Dan Erlewine: [Dan strings up the guitar] Go, man, go. That's low up here on the low E string I have like 70 thousands. The radius is off down at this end. That's what I have to do now is adjust the saddles a little bit. I'd want to be able to pull that radius gauge up and touch the outside strings and touch the middle and the middles are too low. So I'm going to start raising those up, but not at pitch. You can lower them under tension, but I don't like to raise them. And generally even to lower them, I'll often slack it a bit just to keep all the wear off that teeny little bit of screw thread that's in this stamped piece of metal. That's darn close to being perfect right there [Dan measures the radius at the bridge using a Radius Gauge]. I just sort of lucked out.

So you have to set the radius at the bridge to correctly get it at the nut end. It's a balancing act, nut, bridge, nut. You kind of do them together.

Thickness-sanding the nut

I'm a little tall all the way across. That makes me happy because now I can lower them. If I had to rush out the door and play this thing right now, I probably could make it through the night. There's a little gap underneath the nut. The nut could be a little too thick and not dropping down all the way. So I'll take a little thickness off and might as well clean up the radius too, because it could be the center that's holding it up. I want to be able to push this thing down into the slot and see it made it to the bottom. Now that I've got a good fit, I'm going to knock those sharp edges off and to protect the finish. I'm masking off.
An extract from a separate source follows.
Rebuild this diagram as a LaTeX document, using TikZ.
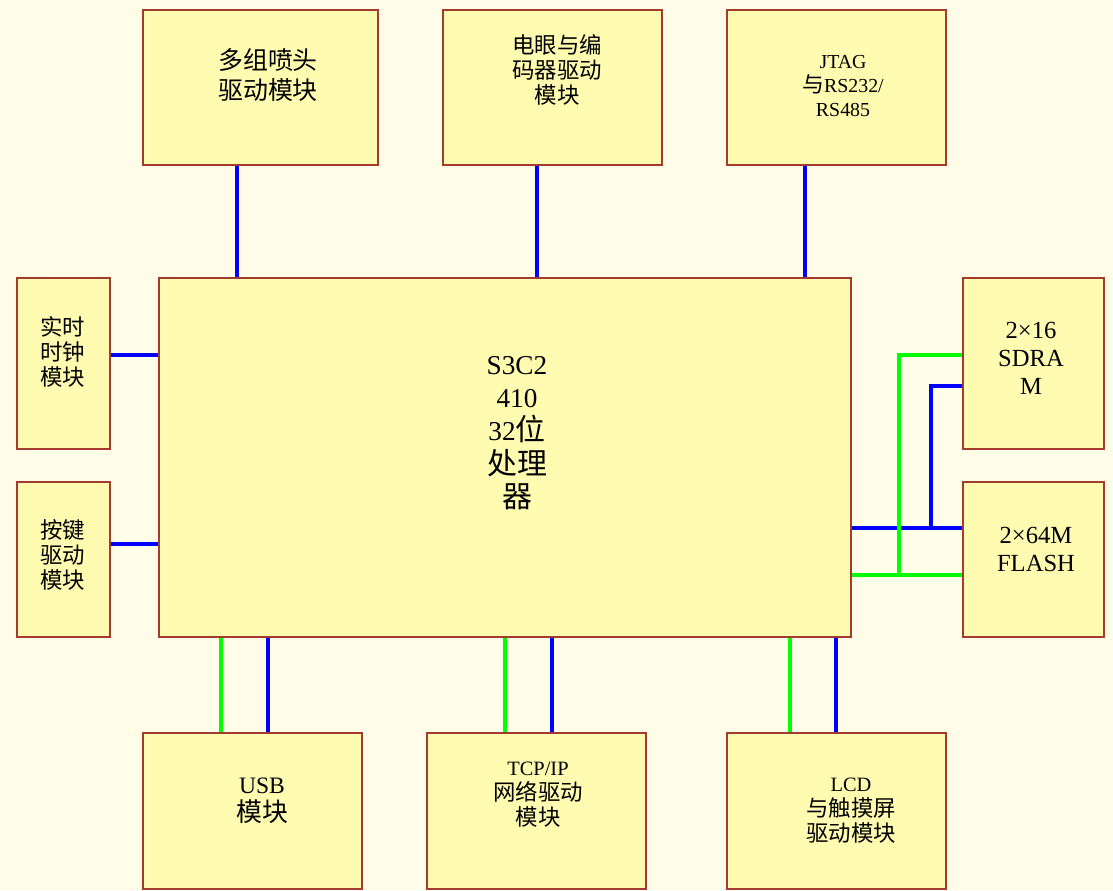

Final shaping and buffing: Protect the finish

If you work on the nut, when it's in the guitar, if it's in the neck, you should tape off around it. Otherwise, you're bound to slip with the file and you're going to cut into the wood. I use drafting tape on this and on almost all finishes. It's really low tack. I'll put the drafting tape down first and then get on top of that with a heavier tape to protect it from the files. What I'm doing here is just rounding off those sharp edges. The motion is a lot like rounding a flat. I worked my way up through the grits. This is 800 grit gold. Getting those little fine scratches out and then I'm buffing it with medium compound out of the tub and all the rough sharp edges are gone and it's buffed on the ends and buffed across the top and it feels good and looks good. This is almost like cheating and I'm going to string it back up.

Installing the nut using shellac instead of glue

You don't need a lot of glue to hold a nut in and in fact, I'm just using shellac here. It'll come apart easier if I want to take it out later. I can take that pre-slotted, TUSQ blank and have it in this guitar in less than a half an hour. Off the shelf nut-making with TUSQ.